Where Will The Economy Go In 2024?

Many economists predict a slowing of the economy in 2024, with the chance of a mild recession. Bill Conerly (Forbes.com 12/27/2023), lays out retrospective reasons why we avoided the widely predicted recession in 2023, and the strengths/weaknesses of standard measure used to look forward into this new year. 

The mild to moderate recession for 2023 did not materialize following the Fed’s aggressive interest rate hikes. Conerly points to the increase in demand and auto production thatcountered the normal decrease following rate hikes (Ford posted a 7.1% increase in sales for 2023); the fulfillment of equipment orders above expectations; the continued strong demand for labor (higher than expected job growth in December’s numbers); and the strong consumer spending. All four of these increased instead of the usually anticipated decreases following rate hikes.

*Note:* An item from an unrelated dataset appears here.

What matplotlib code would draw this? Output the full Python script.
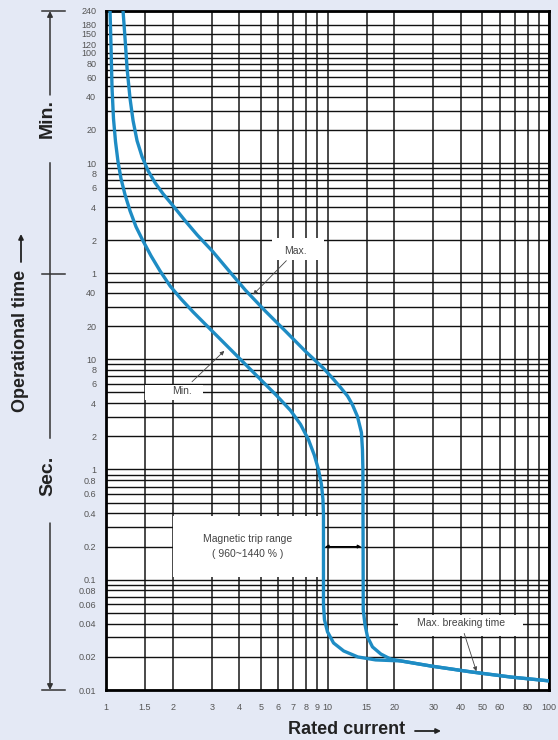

Conerly sees enough strength in 2024 from the following indicators to hold off a recession:
relatively flat unemployment claims; a strong stock market; and steady manufacturing orders.
His concerns are the Treasury bond yield curves that have continued to signal a recession.
Additionally, the continued job growth and wage appreciation can be a yellow flag for the Feds
worrying about inflation.

A chart to watch will be the US Leading Economic Index (LEI) from the Conference Board. Their
chart uses data from ten major components of the U.S. economy, assigns a value that fills one
monthly data point. Since early 2023, this point has been below that matched the three
recessions this century. The LEI line bottomed mid-year and has been climbing through most of
the remainder of 2023, while still remaining below their -4.4 danger zone number. The prior
three recessions all started within months of dropping below the line and were much more significant than the 2023 drop. Q1 for 2024 should provide enough data to see if the recovery continues.